CACI 102 Taking Notes During the Trial
California Civil Jury Instructions CACI
102 Taking Notes During the Trial
You have been given notebooks and may take notes during the trial. Do not take the notebooks out of the courtroom or jury room at any time during the trial. You may take your notes into the jury room during deliberations.
You should use your notes only to remind yourself of what happened during the trial. Do not let your note-taking interfere with your ability to listen carefully to all the testimony and to watch the witnesses as they testify. Nor should you allow your impression of a witness or other evidence to be influenced by whether or not other jurors are taking notes. Your independent recollection of the evidence should govern your verdict, and you should not allow yourself to be influenced by the notes of other jurors if those notes differ from what you remember.
[The court reporter is making a record of everything that is said. If during deliberations you have a question about what the witness said, you should ask that the court reporter’s records be read to you. You must accept the court reporter’s record as accurate.]
At the end of the trial, your notes will be [collected and destroyed/collected and retained by the court but not as a part of the case record/ [specify other disposition]].
New September 2003; Revised April 2007, December 2007
Directions for Use
This instruction may be given as an introductory instruction or as a concluding instruction after trial. (See CACI No. 5010, Taking Notes During the Trial).
The bracketed paragraph should not be read if a court reporter is not being used to record the trial proceedings.
In the last paragraph, specify the court’s disposition of the notes after trial. No statute or rule of court requires any particular disposition.
Sources and Authority
• Juror Notes. Rule 2.1031 of the California Rules of Court.
• “Because of [the risks of note-taking], a number of courts have held that a cautionary instruction is required. For example, [one court] held that the instruction should include ‘an explanation … that [jurors] should not permit their note-taking to distract them from the ongoing proceedings; that their notes are only an aid to their memory and should not take precedence over their independent recollection; that those jurors who do not take notes should rely on their independent recollection of the evidence and not be influenced by the fact that another juror has taken notes; and that the notes are for the note taker’s own personal use in refreshing his recollection of the evidence. The jury must be reminded that should any discrepancy exist between their recollection of the evidence and their notes, they should request that the record of the proceedings be read back and that it is the transcript that must prevail over their notes.’ ” (People v. Whitt (1984) 36 Cal.3d 724, 747 [205 Cal.Rptr. 810, 685 P.2d 1161], internal citations and footnote omitted.)

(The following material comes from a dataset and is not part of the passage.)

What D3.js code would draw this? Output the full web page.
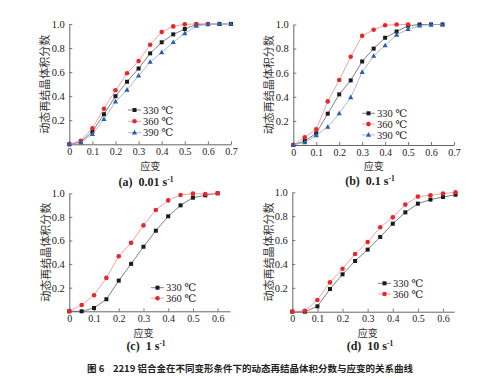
<!DOCTYPE html>
<html><head><meta charset="utf-8">
<script src="https://cdn.jsdelivr.net/npm/d3@7"></script>
<style>
html,body{margin:0;padding:0;background:#fff;}
svg{display:block;}
text{white-space:pre;}
</style></head>
<body><svg id="c" width="500" height="379"></svg>
<script>
// strain values
const strainA = [0,0.05,0.1,0.15,0.2,0.25,0.3,0.35,0.4,0.45,0.5,0.55,0.6,0.65,0.7];
const a330 = [0,0.02,0.105,0.25,0.40,0.52,0.63,0.756,0.848,0.914,0.958,0.995,1.0,1.0,1.0];
const a360 = [0,0.03,0.133,0.296,0.449,0.59,0.693,0.828,0.934,0.98,0.997,1.0,1.0];
const a390 = [0,0.014,0.083,0.208,0.355,0.452,0.57,0.684,0.764,0.848,0.922,0.983,0.997,1.0,1.0];

const strainB = [0,0.05,0.1,0.15,0.2,0.25,0.3,0.35,0.4,0.45,0.5,0.55,0.6,0.65];
const b330 = [0,0.033,0.097,0.26,0.42,0.536,0.693,0.80,0.89,0.942,0.99,1.0,1.0,1.0];
const b360 = [0,0.064,0.13,0.362,0.539,0.732,0.906,0.956,0.994,1.0,1.0];
const b390 = [0,0.022,0.08,0.149,0.262,0.395,0.605,0.738,0.826,0.914,0.961,0.99,1.0,1.0];

const strainC = [0,0.05,0.1,0.15,0.2,0.25,0.3,0.35,0.4,0.45,0.5,0.55,0.6];
const c330 = [0,0.0,0.028,0.102,0.26,0.402,0.547,0.683,0.805,0.898,0.963,0.983,1.0];
const c360 = [0,0.054,0.136,0.283,0.467,0.58,0.728,0.858,0.94,0.986,0.997,0.994,1.0];

const strainD = [0,0.05,0.1,0.15,0.2,0.25,0.3,0.35,0.4,0.45,0.5,0.55,0.6,0.65];
const d330 = [0,0.0,0.045,0.19,0.313,0.425,0.52,0.626,0.737,0.832,0.905,0.939,0.961,0.98];
const d360 = [0,0.008,0.098,0.246,0.36,0.483,0.584,0.707,0.79,0.897,0.964,0.975,0.989,1.0];

const xTicksA = [0,0.1,0.2,0.3,0.4,0.5,0.6,0.7];
const xTicksC = [0,0.1,0.2,0.3,0.4,0.5,0.6];
const yTicks = [0.2,0.4,0.6,0.8,1.0];
const seriesNames = ["330 ℃","360 ℃","390 ℃"];
const panelTitles = ["(a)  0.01 s","(b)  0.1 s","(c)  1 s","(d)  10 s"];
const yLabel = "动态再结晶体积分数";
const xLabel = "应变";
const caption = "图 6    2219 铝合金在不同变形条件下的动态再结晶体积分数与应变的关系曲线";

const styles = [
  {line:"#606060", fill:"#1a1a1a", shape:"square"},
  {line:"#f08a8a", fill:"#e8262c", shape:"circle"},
  {line:"#8fa9d8", fill:"#2b5cb0", shape:"triangle"}
];

const panels = [
  {x0:69.3, x1:231, xmax:0.7, y0:144.3, y1:24, ticks:xTicksA, xs:strainA, series:[a330,a360,a390],
   legend:{x:128, y:110, dy:11.3}, ylabX:45, xlabY:166.5, titleX:146, titleY:186},
  {x0:293.3, x1:454, xmax:0.7, y0:145, y1:24.5, ticks:xTicksA, xs:strainB, series:[b330,b360,b390],
   legend:{x:362, y:113.3, dy:10.8}, ylabX:269, xlabY:166.5, titleX:370, titleY:185},
  {x0:69.3, x1:230, xmax:0.65, y0:311.3, y1:193.3, ticks:xTicksC, xs:strainC, series:[c330,c360],
   legend:{x:151, y:287.7, dy:10.5}, ylabX:46, xlabY:333, titleX:146, titleY:350},
  {x0:292.3, x1:454.3, xmax:0.645, y0:311.7, y1:192.3, ticks:xTicksC, xs:strainD, series:[d330,d360],
   legend:{x:378, y:283.3, dy:10.7}, ylabX:269, xlabY:333, titleX:370, titleY:350}
];

const svg = d3.select("#c");
const serif = "'Liberation Serif','DejaVu Serif',serif";
const cjk = "'Noto Sans CJK SC','Noto Sans CJK JP',sans-serif";

function marker(g, shape, x, y, fill){
  if(shape==="square"){
    g.append("rect").attr("x",x-2).attr("y",y-2).attr("width",4).attr("height",4).attr("fill",fill);
  } else if(shape==="circle"){
    g.append("circle").attr("cx",x).attr("cy",y).attr("r",2.3).attr("fill",fill);
  } else {
    g.append("path").attr("d",`M${x},${y-2.8}L${x+2.6},${y+1.8}L${x-2.6},${y+1.8}Z`).attr("fill",fill);
  }
}

panels.forEach((p,pi)=>{
  const x = d3.scaleLinear().domain([0,p.xmax]).range([p.x0,p.x1]);
  const y = d3.scaleLinear().domain([0,1]).range([p.y0,p.y1]);
  const g = svg.append("g");

  // x axis
  const xa = g.append("g").attr("transform",`translate(0,${p.y0})`)
    .call(d3.axisBottom(x).tickValues(p.ticks).tickSizeInner(-3).tickSizeOuter(0)
      .tickFormat(d=>d===0?"0":d3.format(".1f")(d)));
  xa.select(".domain").attr("stroke","#555").attr("stroke-width",0.9);
  xa.selectAll(".tick line").attr("stroke","#555").attr("stroke-width",0.8);
  xa.selectAll(".tick text").attr("y",3.5).attr("dy","0.71em")
    .attr("font-family",serif).attr("font-size",10).attr("fill","#222");

  // y axis
  const ya = g.append("g").attr("transform",`translate(${p.x0},0)`)
    .call(d3.axisLeft(y).tickValues(yTicks).tickSizeInner(-3).tickSizeOuter(0)
      .tickFormat(d3.format(".1f")));
  ya.select(".domain").attr("stroke","#555").attr("stroke-width",0.9);
  ya.selectAll(".tick line").attr("stroke","#555").attr("stroke-width",0.8);
  ya.selectAll(".tick text").attr("x",-4.5)
    .attr("font-family",serif).attr("font-size",10.5).attr("fill","#222");

  // series
  p.series.forEach((vals,si)=>{
    const st = styles[si];
    const pts = vals.map((v,i)=>[p.xs[i],v]);
    g.append("path").datum(pts)
      .attr("d", d3.line().x(d=>x(d[0])).y(d=>y(d[1])))
      .attr("fill","none").attr("stroke",st.line).attr("stroke-width",0.8);
    pts.forEach(d=>marker(g, st.shape, x(d[0]), y(d[1]), st.fill));
  });

  // legend
  p.series.forEach((vals,si)=>{
    const st = styles[si];
    const ly = p.legend.y + si*p.legend.dy;
    g.append("line").attr("x1",p.legend.x).attr("x2",p.legend.x+13).attr("y1",ly).attr("y2",ly)
      .attr("stroke",st.line).attr("stroke-width",0.8);
    marker(g, st.shape, p.legend.x+6.5, ly, st.fill);
    g.append("text").attr("x",p.legend.x+15).attr("y",ly).attr("dy","0.35em")
      .attr("font-family",serif).attr("font-size",10.5).attr("fill","#222").text(seriesNames[si]);
  });

  // y label
  g.append("text").attr("transform",`translate(${p.ylabX},${(p.y0+p.y1)/2}) rotate(-90)`)
    .attr("text-anchor","middle").attr("dy","0.35em")
    .attr("font-family",cjk).attr("font-size",11).attr("fill","#333").text(yLabel);

  // x label
  g.append("text").attr("x",(p.x0+x(p.ticks[p.ticks.length-1]))/2).attr("y",p.xlabY)
    .attr("text-anchor","middle").attr("dy","0.35em")
    .attr("font-family",cjk).attr("font-size",10).attr("fill","#333").text(xLabel);

  // panel title
  const t = g.append("text").attr("x",p.titleX).attr("y",p.titleY)
    .attr("text-anchor","middle")
    .attr("font-family",serif).attr("font-size",12).attr("font-weight","bold").attr("fill","#222");
  t.append("tspan").text(panelTitles[pi]);
  t.append("tspan").attr("font-size",7.5).attr("dy",-4.5).text("-1");
});

svg.append("text").attr("x",250).attr("y",369).attr("text-anchor","middle").attr("dy","0.35em")
  .attr("font-family",cjk).attr("font-size",9.5).attr("font-weight","bold").attr("fill","#222")
  .text(caption);
</script>
</body></html>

• “In People v. Whitt, we recognized the risks inherent in juror note-taking and observed that it is ‘the better practice’ for courts to give, sua sponte, a cautionary instruction on note-taking. Although the ideal instruction would advert specifically to all the dangers of note-taking, we found the less complete instruction given in Whitt to be adequate: ‘Be careful as to the amount of notes that you take. I’d rather that you observe the witness, observe the demeanor of that witness, listen to how that person testifies rather than taking copious notes … . [I]f you do not recall exactly as to what a witness might have said or you disagree, for instance, during the deliberation [sic] as to what a witness may have said, we can reread that transcript back … .’ ” (People v. Silbertson (1985) 41 Cal.3d 296, 303 [221 Cal.Rptr. 152, 709 P.2d 1321], internal citations and footnote omitted.)